[Update below. Kansas City got a second round draft pick. Which, you know, changes how this looks.]
Usually I wait for official sources for stuff like this, but as far as I'm concerned, Buzz Carrick is official. I sometimes think Third Degree knows more about FC Dallas than Schellas Hyndman. They certainly know more than HSG. Anyway, the latest scoop is that Bovine Blue has signed the greatest American keeper in MLS history.
I'm not worried about Dallas fans adjusting – the poor guys had to cheer for Carlos Ruiz and Eddie Johnson for years. Doing a 180 on El Gato will be a picnic in comparison. The only things I need to know are:
1. What FCD had to pay KCW in compensation. I've been assured repeatedly that MLS players are never truly released, and that Kevin Hartman was basically Dred Scott.
2. Whether Hartman was signed for what would be ridiculously below market value. He's 36, which isn't decrepit for a goalkeeper, especially in the Pat Onstad era, but he doesn't have ideal upside. There's not exactly a glut of young keepers out there – someone ask Jorge Salcedo what happened to that keeper factory out in Westwood, though. And Buzz tells us FCD is thinking backup. But backup to a keeper 18 months older, and noticeably crazier.

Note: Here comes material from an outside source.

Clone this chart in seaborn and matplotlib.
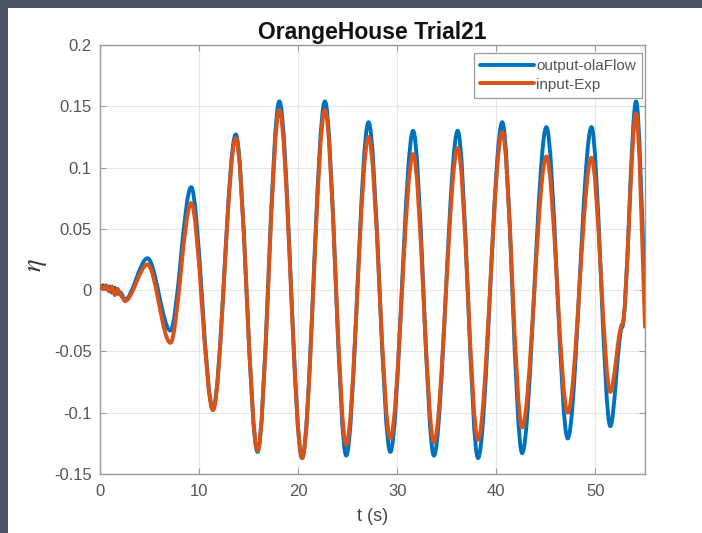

Gato made $165K last year, which was more than both CUSA keepers put together. Sala made $158,125. (For grits and shiggles, Mark Wheeler's MFLS fantasy game has him priced at 140,000.) I think if Dallas gave him six figures, Hartman's pretty happy.
3. Whether Dallas signed him just to launch a middle finger at MLSPU. Hartman, Dave van den Bergh, and developmental players making the federal minimum wage…for the Marianas Islands…were the poster boys for the player revolt. If HSG, of all organizations, made an elder statesman free agent happy, then that's such a propaganda victory for the owners that MLSPU might be a little annoyed with Kevin today.
Or, maybe Hartman signed an awful contract just to stay in the game, and this was (oh – wrong sport, wrong generation reference ahead – you've been warned) Andre Dawson signing with the Cubs in 1987 for $500,000 (um, for our younger readers, pretend that was an insanely low amount for a future Hall of Famer in his prime).
I still don't think any important games will be missed, but if there is a strike, it will be interesting to see what Hartman does.
UPDATE: Nerts, I should have waited for the official releases. Andy in the comments quoted the relevant parts, but now this swings back to justifying the players' complaints.
I either didn't know or forgot that Hartman played every minute for the Wizards in MLS since joining, which makes him more durable than, to pick an example completely and utterly at random, Donovan Ricketts.
Which ain't the point. It's about the future, not the past.
What is the point is that Kansas City all but ran him out of town on a rail. Once a team does that, and especially if he re-signs a new contract within MLS – the Wiz should get nothing for him. It's not even a free agency thing, it's a bureaucracy thing. It makes it harder on MLS teams to fill their rosters. Free agency within MLS isn't unreasonable at all.
What if two MLS teams bid a player up to unreasonable prices? Well, that's why God invented the salary cap. The highest teams can go is Designated Player territory anyway, so at that point it's up to the owners to spend their own money, not the league's.
So the Wizards got a free draft pick just for cutting someone. The rich and successful domestic leagues MLS wants to be don't have such silliness.